A NEW kind of silence tumbled down between them. It crackled and spat with what Zoe Kanellis was not saying, though Anton saw her contempt for him beginning to write itself on her face.

He offered a wry smile. ‘You have heard of me, then.’

The way she shot his smile a shrivelling glance killed it dead. ‘I would need to be deaf and blind not to have heard of you, Mr Pallis,’ she cut back, then just spun on her heels and walked off towards the rear of the house, leaving him to follow—or not. Her manner told him she was certainly not going to give him encouragement either way.

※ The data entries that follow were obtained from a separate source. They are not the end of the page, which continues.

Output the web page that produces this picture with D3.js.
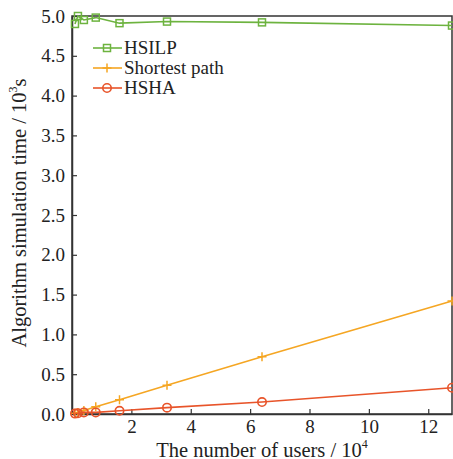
<!DOCTYPE html>
<html><head><meta charset="utf-8">
<script src="https://cdn.jsdelivr.net/npm/d3@7/dist/d3.min.js"></script>
<style>body{margin:0;background:#fff}</style>
</head><body><svg id="c" width="453" height="459"></svg>
<script>
const users = [0.1, 0.2, 0.4, 0.8, 1.6, 3.2, 6.4, 12.8];
const hsilp = [4.90, 5.00, 4.95, 4.98, 4.91, 4.93, 4.92, 4.88];
const shortest = [0.01, 0.02, 0.045, 0.09, 0.18, 0.36, 0.72, 1.42];
const hsha = [0.005, 0.01, 0.02, 0.02, 0.04, 0.08, 0.15, 0.33];
const seriesNames = ["HSILP", "Shortest path", "HSHA"];
const xTicks = [2, 4, 6, 8, 10, 12];
const yTicks = [0, 0.5, 1, 1.5, 2, 2.5, 3, 3.5, 4, 4.5, 5];

const FONT = "Liberation Serif";
const FS = "19px";
const TFS = "20.5px";
const colors = ["#6db33f", "#f5a623", "#e8542a"];
const markers = ["square", "plus", "circle"];
const svg = d3.select("#c");
const L = 72, R = 452, T = 16, B = 414;
const x = d3.scaleLinear().domain([0, 12.8]).range([L, R]);
const y = d3.scaleLinear().domain([0, 5]).range([B, T]);
const axisColor = "#333";

svg.append("rect").attr("x", L).attr("y", T).attr("width", R - L).attr("height", B - T)
  .attr("fill", "none").attr("stroke", axisColor).attr("stroke-width", 1.5);

const gx = svg.append("g").attr("transform", `translate(0,${B})`)
  .call(d3.axisBottom(x).tickValues(xTicks).tickSizeInner(-5).tickSizeOuter(0).tickPadding(6).tickFormat(d3.format("d")));
const gy = svg.append("g").attr("transform", `translate(${L},0)`)
  .call(d3.axisLeft(y).tickValues(yTicks).tickSizeInner(-5).tickSizeOuter(0).tickPadding(7).tickFormat(d3.format(".1f")));
[gx, gy].forEach(g => {
  g.select(".domain").attr("stroke", axisColor).attr("stroke-width", 1.5);
  g.selectAll(".tick line").attr("stroke", axisColor).attr("stroke-width", 1.2);
  g.selectAll(".tick text").attr("fill", "#222").style("font-family", FONT).style("font-size", FS);
});

const xt = svg.append("text").attr("x", 262).attr("y", 456.5).attr("text-anchor", "middle")
  .attr("fill", "#222").style("font-family", FONT).style("font-size", TFS);
xt.append("tspan").text("The number of users / 10");
xt.append("tspan").text("4").attr("dy", -9).style("font-size", "12px");

const yt = svg.append("text").attr("transform", "translate(26,213) rotate(-90)").attr("text-anchor", "middle")
  .attr("fill", "#222").style("font-family", FONT).style("font-size", TFS);
yt.append("tspan").text("Algorithm simulation time / 10");
yt.append("tspan").text("3").attr("dy", -9).style("font-size", "12px");
yt.append("tspan").text("s").attr("dy", 9);

function drawMarker(g, type, cx, cy, color) {
  if (type === "square") {
    g.append("rect").attr("x", cx - 3.5).attr("y", cy - 3.5).attr("width", 7).attr("height", 7)
      .attr("fill", "none").attr("stroke", color).attr("stroke-width", 1.5);
  } else if (type === "plus") {
    g.append("path").attr("d", `M${cx - 4.5},${cy}H${cx + 4.5}M${cx},${cy - 4.5}V${cy + 4.5}`)
      .attr("stroke", color).attr("stroke-width", 1.5);
  } else {
    g.append("circle").attr("cx", cx).attr("cy", cy).attr("r", 4.2)
      .attr("fill", "none").attr("stroke", color).attr("stroke-width", 1.6);
  }
}

const data = [hsilp, shortest, hsha];
const line = d3.line().x((d, i) => x(users[i])).y(d => y(d));
[1, 2, 0].forEach(k => {
  const g = svg.append("g");
  g.append("path").datum(data[k]).attr("d", line).attr("fill", "none")
    .attr("stroke", colors[k]).attr("stroke-width", 1.6);
  data[k].forEach((v, i) => drawMarker(g, markers[k], x(users[i]), y(v), colors[k]));
});

const legY = [48, 68, 88];
seriesNames.forEach((n, k) => {
  const g = svg.append("g");
  g.append("line").attr("x1", 93).attr("x2", 122).attr("y1", legY[k]).attr("y2", legY[k])
    .attr("stroke", colors[k]).attr("stroke-width", 1.6);
  drawMarker(g, markers[k], 107, legY[k], colors[k]);
  g.append("text").attr("x", 124).attr("y", legY[k] + 6).attr("fill", "#222")
    .style("font-family", FONT).style("font-size", "19px").text(n);
});
</script></body></html>
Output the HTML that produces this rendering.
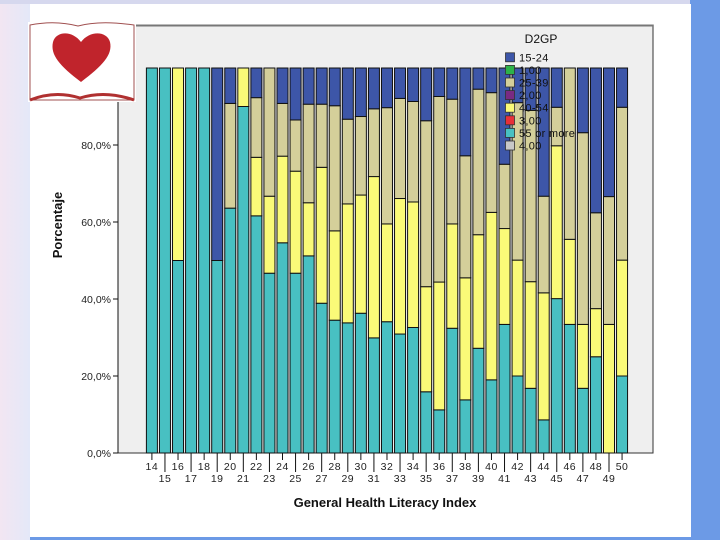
<!DOCTYPE html>
<html><head><meta charset="utf-8"><style>
html,body{margin:0;padding:0;width:720px;height:540px;overflow:hidden;background:#fff;font-family:"Liberation Sans",sans-serif}
</style></head><body>
<svg id="chart" width="720" height="540" xmlns="http://www.w3.org/2000/svg" font-family="Liberation Sans, sans-serif">
<defs>
<linearGradient id="lg" x1="0" x2="1"><stop offset="0" stop-color="#f2e6f2"/><stop offset="1" stop-color="#e4e8f8"/></linearGradient>
</defs>
<rect x="0" y="0" width="720" height="540" fill="#6c9ae6"/>
<rect x="0" y="0" width="30" height="540" fill="url(#lg)"/>
<rect x="0" y="0" width="690" height="4" fill="#d6d8ee"/>
<rect x="30" y="4" width="661" height="533" fill="#ffffff"/>
<rect x="118" y="25" width="535" height="428" fill="#efefef" stroke="#333" stroke-width="1"/>
<line x1="118" y1="25.5" x2="653" y2="25.5" stroke="#777" stroke-width="2"/>
<g id="bars"></g>
<g id="axes"></g>
<g>
<rect x="28" y="22" width="108" height="80" fill="#fff"/>
<path d="M30 25 Q55 20 78 26 Q100 20 134 25 L134 100 L30 100 Z" fill="#fff" stroke="#a05050" stroke-width="1"/>
<path d="M30 100 Q55 90 80 98 Q105 90 134 100" fill="none" stroke="#b03030" stroke-width="3"/>
<path d="M81 82 C60 66 50 55 53 42 C56 31 72 30 81 42 C90 30 107 31 110 42 C113 55 102 66 81 82 Z" fill="#c0242c"/>
</g>
<text transform="translate(62,225) rotate(-90)" text-anchor="middle" font-size="13" font-weight="bold" fill="#111">Porcentaje</text>
<text x="385" y="507" text-anchor="middle" font-size="13" font-weight="bold" fill="#111">General Health Literacy Index</text>
<g id="legend">
<text x="541" y="43" text-anchor="middle" font-size="12" fill="#111">D2GP</text>
</g>
</svg>
<script>
const categories = [14,15,16,17,18,19,20,21,22,23,24,25,26,27,28,29,30,31,32,33,34,35,36,37,38,39,40,41,42,43,44,45,46,47,48,49,50];
// cumulative tops (percent) for each stacked series, bottom to top
const cyan55 = [100,100,50,100,100,50,63.6,90,61.6,46.7,54.6,46.7,51.2,38.9,34.5,33.8,36.3,29.9,34.1,30.9,32.6,15.9,11.2,32.4,13.8,27.2,19,33.4,20,16.8,8.6,40.1,33.4,16.8,25,0,20];
const yellow4054 = [0,0,50,0,0,0,0,10,15.2,20,22.5,26.5,13.8,35.3,23.2,30.9,30.7,41.9,25.4,35.2,32.6,27.3,33.2,27.1,31.7,29.5,43.5,24.9,30.1,27.7,33,39.7,22.1,16.6,12.5,33.4,30.1];
const tan2539 = [0,0,0,0,0,0,27.2,0,15.5,33.3,13.7,13.3,25.6,16.4,32.5,22,20.4,17.6,30.2,26,26.1,43.1,48.2,32.4,31.7,37.8,31.1,16.7,40.9,44.5,25.1,10,44.5,49.8,24.9,33.2,39.7];
const blue1524 = categories.map((c,i)=>Math.max(0,100-cyan55[i]-yellow4054[i]-tan2539[i]));
const yTicks = [0,20,40,60,80];
const yTickLabels = ["0,0%","20,0%","40,0%","60,0%","80,0%"];
const legendLabels = ["15-24","1,00","25-39","2,00","40-54","3,00","55 or more","4,00"];
const legendColors = ["#3d56a8","#2db34a","#d4cf9a","#7a2a82","#fafa78","#e8303a","#48c0c2","#c8c8c8"];

const NS="http://www.w3.org/2000/svg";
const y0=453, pxPerPct=3.85;
const yScale = v => y0 - v*pxPerPct;
const xCenter = i => 151.9 + i*13.06;
const bw = 11;
function mk(tag, attrs, parent){const e=document.createElementNS(NS,tag);for(const k in attrs)e.setAttribute(k,attrs[k]);parent.appendChild(e);return e;}

const bars=document.getElementById('bars');
const series=[[cyan55,"#48c0c2","55-or-more"],[yellow4054,"#fafa78","40-54"],[tan2539,"#d4cf9a","25-39"],[blue1524,"#3d56a8","15-24"]];
categories.forEach((c,i)=>{
  let base=0;
  series.forEach(s=>{
    const v=s[0][i];
    if(v<=0) return;
    const r=mk('rect',{x:xCenter(i)-bw/2,y:yScale(base+v),width:bw,height:v*pxPerPct,fill:s[1],stroke:"#111","stroke-width":1},bars);
    
    
    base+=v;
  });
});

const axes=document.getElementById('axes');
const yl=mk('line',{x1:118,y1:100,x2:118,y2:453,stroke:"#111"},axes);


yTicks.forEach((t,k)=>{
  const y=yScale(t);
  mk('line',{x1:113,y1:y,x2:118,y2:y,stroke:"#111"},axes);
  const tx=mk('text',{x:111,y:y+4,"text-anchor":"end","font-size":"10.5",fill:"#222"},axes);
  tx.textContent=yTickLabels[k];
  
  
});
categories.forEach((c,i)=>{
  const x=xCenter(i), odd=i%2===1;
  mk('line',{x1:x,y1:453,x2:x,y2:odd?472:460,stroke:"#111"},axes);
  const tx=mk('text',{x:x,y:odd?482:470,"text-anchor":"middle","font-size":"10.5",fill:"#222","letter-spacing":"0.5"},axes);
  tx.textContent=c;
  
  
});

const legend=document.getElementById('legend');
legendLabels.forEach((l,k)=>{
  const y=57.3+k*12.6;
  const r=mk('rect',{x:505.5,y:y-4.5,width:9,height:9,fill:legendColors[k],stroke:"#333","stroke-width":0.8},legend);
  
  
  const t=mk('text',{x:519,y:y+4,"font-size":"11",fill:"#111","letter-spacing":"0.3"},legend);
  t.textContent=l;
  
  
});
</script>
</body></html>
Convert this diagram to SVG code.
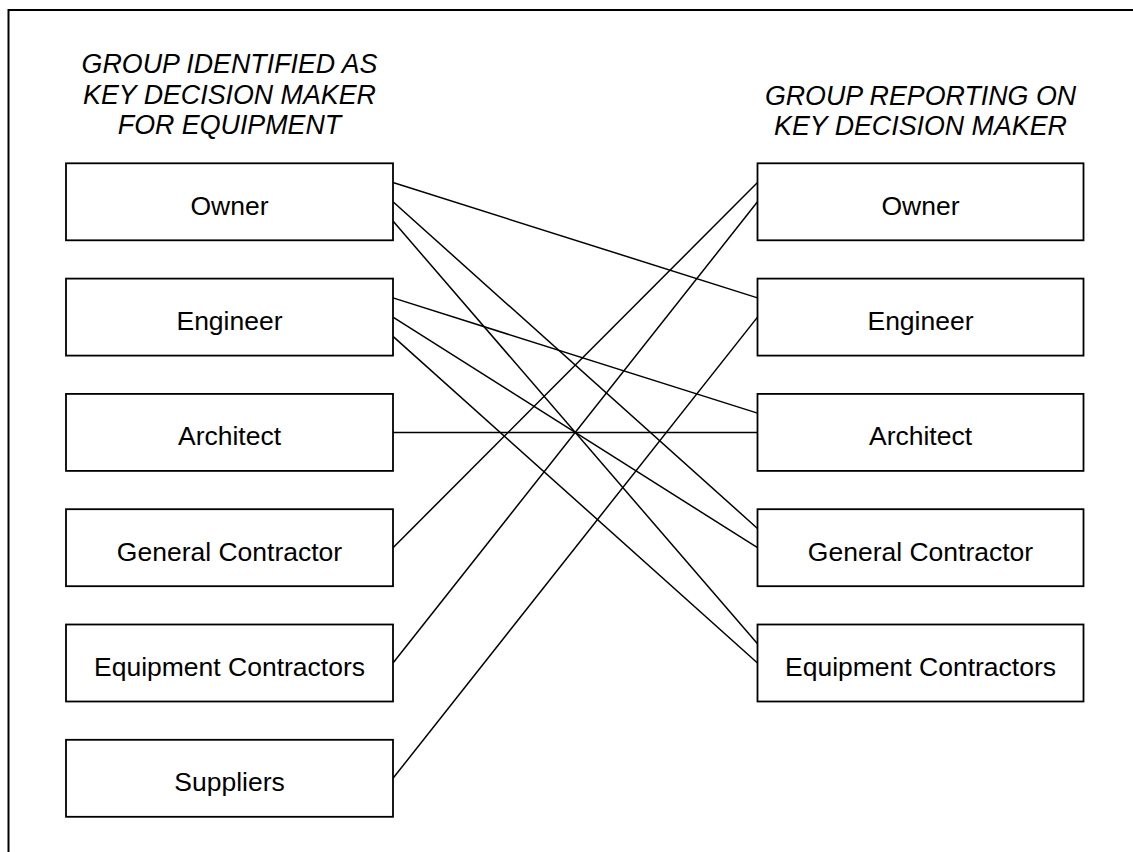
<svg xmlns="http://www.w3.org/2000/svg" width="1133" height="852" viewBox="0 0 1133 852">
  <style>
    .frame { fill: none; stroke: #000; stroke-width: 2; }
    .box { fill: #fff; stroke: #000; stroke-width: 1.8; }
    .label { font-family: "Liberation Sans", Arial, sans-serif; font-size: 26.5px; fill: #000; text-anchor: middle; }
    .head { font-family: "Liberation Sans", Arial, sans-serif; font-size: 26.8px; font-style: italic; fill: #000; text-anchor: middle; }
    .link { stroke: #000; stroke-width: 1.5; fill: none; }
  </style>
  <rect width="1133" height="852" fill="#fff"/>
  <!-- outer frame, running past the right and bottom edges -->
  <rect class="frame" x="8.5" y="10" width="1140" height="860"/>

  <!-- column headings -->
  <g id="heading-left">
    <text class="head" x="229.5" y="73">GROUP IDENTIFIED AS</text>
    <text class="head" x="229.5" y="103.5">KEY DECISION MAKER</text>
    <text class="head" x="229.5" y="134">FOR EQUIPMENT</text>
  </g>
  <g id="heading-right">
    <text class="head" x="920.5" y="104.5">GROUP REPORTING ON</text>
    <text class="head" x="920.5" y="134.5">KEY DECISION MAKER</text>
  </g>

  <!-- connectors -->
  <g id="connectors">
    <line class="link" x1="393" y1="182.55" x2="757.5" y2="297.85"/>
    <line class="link" x1="393" y1="201.8" x2="757.5" y2="528.45"/>
    <line class="link" x1="393" y1="221.05" x2="757.5" y2="643.75"/>
    <line class="link" x1="393" y1="297.85" x2="757.5" y2="413.15"/>
    <line class="link" x1="393" y1="317.1" x2="757.5" y2="547.7"/>
    <line class="link" x1="393" y1="336.35" x2="757.5" y2="663"/>
    <line class="link" x1="393" y1="432.4" x2="757.5" y2="432.4"/>
    <line class="link" x1="393" y1="547.7" x2="757.5" y2="182.55"/>
    <line class="link" x1="393" y1="663" x2="757.5" y2="201.8"/>
    <line class="link" x1="393" y1="778.3" x2="757.5" y2="317.1"/>
  </g>

  <!-- left column -->
  <g id="left-owner">
    <rect class="box" x="66" y="163.3" width="327" height="77"/>
    <text class="label" x="229.5" y="214.8">Owner</text>
  </g>
  <g id="left-engineer">
    <rect class="box" x="66" y="278.6" width="327" height="77"/>
    <text class="label" x="229.5" y="330.1">Engineer</text>
  </g>
  <g id="left-architect">
    <rect class="box" x="66" y="393.9" width="327" height="77"/>
    <text class="label" x="229.5" y="445.4">Architect</text>
  </g>
  <g id="left-general-contractor">
    <rect class="box" x="66" y="509.2" width="327" height="77"/>
    <text class="label" x="229.5" y="560.7">General Contractor</text>
  </g>
  <g id="left-equipment-contractors">
    <rect class="box" x="66" y="624.5" width="327" height="77"/>
    <text class="label" x="229.5" y="676">Equipment Contractors</text>
  </g>
  <g id="left-suppliers">
    <rect class="box" x="66" y="739.8" width="327" height="77"/>
    <text class="label" x="229.5" y="791.3">Suppliers</text>
  </g>

  <!-- right column -->
  <g id="right-owner">
    <rect class="box" x="757.5" y="163.3" width="326" height="77"/>
    <text class="label" x="920.5" y="214.8">Owner</text>
  </g>
  <g id="right-engineer">
    <rect class="box" x="757.5" y="278.6" width="326" height="77"/>
    <text class="label" x="920.5" y="330.1">Engineer</text>
  </g>
  <g id="right-architect">
    <rect class="box" x="757.5" y="393.9" width="326" height="77"/>
    <text class="label" x="920.5" y="445.4">Architect</text>
  </g>
  <g id="right-general-contractor">
    <rect class="box" x="757.5" y="509.2" width="326" height="77"/>
    <text class="label" x="920.5" y="560.7">General Contractor</text>
  </g>
  <g id="right-equipment-contractors">
    <rect class="box" x="757.5" y="624.5" width="326" height="77"/>
    <text class="label" x="920.5" y="676">Equipment Contractors</text>
  </g>
</svg>
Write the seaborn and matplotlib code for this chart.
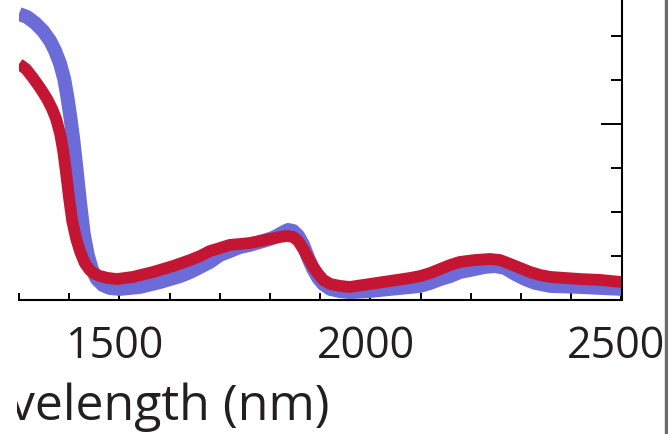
import matplotlib
matplotlib.use("Agg")
import matplotlib.pyplot as plt
import matplotlib.transforms as mtransforms
from matplotlib.patches import Rectangle
from matplotlib.ticker import MultipleLocator, FixedLocator, NullFormatter
import seaborn as sns
import pandas as pd

# blue spectrum
wl_blue = [1300, 1316, 1332, 1348, 1362, 1372, 1382, 1390, 1396, 1402, 1408, 1414,
           1422, 1429, 1437, 1445, 1455, 1467, 1481, 1501, 1541, 1581, 1621, 1641,
           1661, 1680, 1700, 1720, 1740, 1760, 1780, 1800, 1810, 1824, 1836, 1846,
           1856, 1866, 1876, 1886, 1896, 1906, 1920, 1939, 1959, 1999, 2039, 2079,
           2099, 2119, 2139, 2159, 2178, 2198, 2228, 2248, 2268, 2288, 2308, 2328,
           2358, 2418, 2500]
val_blue = [1.625, 1.608, 1.574, 1.528, 1.472, 1.415, 1.341, 1.256, 1.159, 1.045, 0.915, 0.761,
            0.545, 0.375, 0.256, 0.176, 0.119, 0.085, 0.068, 0.063, 0.074, 0.102, 0.136, 0.159,
            0.188, 0.216, 0.256, 0.278, 0.301, 0.313, 0.330, 0.347, 0.358, 0.381, 0.398, 0.392,
            0.364, 0.313, 0.239, 0.176, 0.125, 0.091, 0.063, 0.051, 0.045, 0.051, 0.063, 0.074,
            0.080, 0.097, 0.119, 0.136, 0.159, 0.170, 0.188, 0.193, 0.182, 0.148, 0.119, 0.097,
            0.080, 0.074, 0.063]

# red spectrum
wl_red = [1300, 1314, 1328, 1342, 1356, 1366, 1374, 1382, 1388, 1394, 1400, 1406,
          1414, 1422, 1431, 1441, 1451, 1461, 1477, 1495, 1527, 1567, 1607, 1641,
          1661, 1680, 1700, 1720, 1740, 1760, 1780, 1800, 1820, 1834, 1846, 1856,
          1866, 1876, 1886, 1896, 1906, 1920, 1939, 1959, 1999, 2039, 2079, 2099,
          2119, 2139, 2159, 2178, 2208, 2238, 2258, 2278, 2298, 2318, 2338, 2358,
          2388, 2418, 2457, 2500]
val_red = [1.341, 1.312, 1.261, 1.205, 1.142, 1.085, 1.028, 0.943, 0.847, 0.716, 0.574, 0.449,
           0.347, 0.273, 0.210, 0.170, 0.148, 0.136, 0.125, 0.119, 0.131, 0.159, 0.193, 0.227,
           0.250, 0.278, 0.295, 0.313, 0.318, 0.324, 0.335, 0.347, 0.358, 0.364, 0.358, 0.335,
           0.290, 0.239, 0.188, 0.148, 0.114, 0.091, 0.080, 0.074, 0.091, 0.108, 0.125, 0.136,
           0.153, 0.176, 0.199, 0.216, 0.227, 0.233, 0.227, 0.205, 0.182, 0.159, 0.142, 0.131,
           0.125, 0.119, 0.114, 0.102]

x_labels = [1500, 2000, 2500]

sns.set_style("white")
plt.rcParams['font.family'] = ['Open Sans', 'DejaVu Sans']

fig = plt.figure(figsize=(6.68, 4.35), dpi=100)
ax = fig.add_axes([19 / 668, 134 / 435, (621.5 - 19) / 668, 301 / 435])

df_b = pd.DataFrame({'wl': wl_blue, 'val': val_blue})
df_r = pd.DataFrame({'wl': wl_red, 'val': val_red})
sns.lineplot(data=df_b, x='wl', y='val', color='#6b6cd8', lw=10, ax=ax,
             solid_capstyle='butt', solid_joinstyle='round')
sns.lineplot(data=df_r, x='wl', y='val', color='#c41632', lw=8.5, ax=ax,
             solid_capstyle='butt', solid_joinstyle='round')

ax.set_xlim(1300, 2500)
ax.set_ylim(0, 1.71)
ax.set_xlabel('')
ax.set_ylabel('')

for s in ['left', 'top']:
    ax.spines[s].set_visible(False)
for s in ['bottom', 'right']:
    ax.spines[s].set_color('black')
    ax.spines[s].set_linewidth(1.5)

ax.xaxis.set_major_locator(FixedLocator(x_labels))
ax.xaxis.set_minor_locator(MultipleLocator(100))
ax.tick_params(axis='x', which='both', direction='in', length=5, width=1.4,
               color='black', labelsize=31, labelcolor='#231f20', pad=17,
               top=False, bottom=True)

ax.yaxis.tick_right()
ax.yaxis.set_major_locator(MultipleLocator(1))
ax.yaxis.set_minor_locator(MultipleLocator(0.25))
ax.yaxis.set_major_formatter(NullFormatter())
ax.tick_params(axis='y', which='major', direction='in', length=15, width=1.4, color='black')
ax.tick_params(axis='y', which='minor', direction='in', length=8, width=1.4, color='black')
ax.tick_params(axis='y', which='both', left=False, right=True)

shift = mtransforms.ScaledTranslation(-5 / 100, 0, fig.dpi_scale_trans)
for lab in ax.get_xticklabels():
    lab.set_transform(lab.get_transform() + shift)

# axis label, cut at the left edge of the panel
xl = fig.text(330 / 668, 15 / 435, 'Wavelength (nm)', ha='right', va='baseline',
              fontsize=36, color='#231f20')
clip = mtransforms.TransformedBbox(mtransforms.Bbox([[17 / 668, 0], [1, 0.3]]), fig.transFigure)
xl.set_clip_box(clip)
xl.set_clip_on(True)

# edge of the neighbouring panel
fig.patches.append(Rectangle((665 / 668, 0), 3 / 668, 1, transform=fig.transFigure,
                             color='#6e6a68', zorder=5))

fig.savefig('out.png', dpi=100)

You are going to owe me big time for this one, Theo, Anton mused grimly as he took a moment to take in more of his surroundings. The house was tiny, a typical Victorian mid-terrace property with a steep, narrow staircase and two pine doors leading off the hall. It was all nicely decorated and a fawn-coloured carpet covered the floor. But, if he’d ever bothered to wonder how Leander Kanellis had lived since he’d walked away from one of Greece’s wealthiest families, not in a million years would he have imagined he lived like this.

Zoe had disappeared through the farthest door; pulling in a breath, Anton followed in her wake. He found her standing in a surprisingly large kitchen which seemed to double up as a sitting room, a big, blue sofa and chair forming a comfortable seating-area. A television occupied one corner. A coffee table littered with tabloid newspapers stood between it and the sofa. The other half of the room was mainly taken up by a large wooden table dominating the floor space around which cheap, pine units were fixed to the walls.

He saw the baby paraphernalia stacked up on top of one of the units, the kind of things that were completely alien to him except in a purely abstract sense. A tiny cot-like thing stood near the sofa, though he could see no baby lying in it.

‘He’s asleep upstairs.’

She’d caught him looking. Turning around to face her, Anton opened his mouth to ask if the boy was doing OK, but she got in first.

‘The media hype out there disturbs him when he’s down here, especially when they start ringing the bell. So I put him to sleep upstairs at the back of the house where the noise doesn’t carry so much.’

‘You did not contact the police to have them moved away?’ he asked, frowning.

She stared at him as if he’d just grown an extra head. ‘We are not the royal family, Mr Pallis. The police say they can’t do anything, and asking that lot to give us our privacy at this sad time doesn’t work for us. Excuse me for a moment.’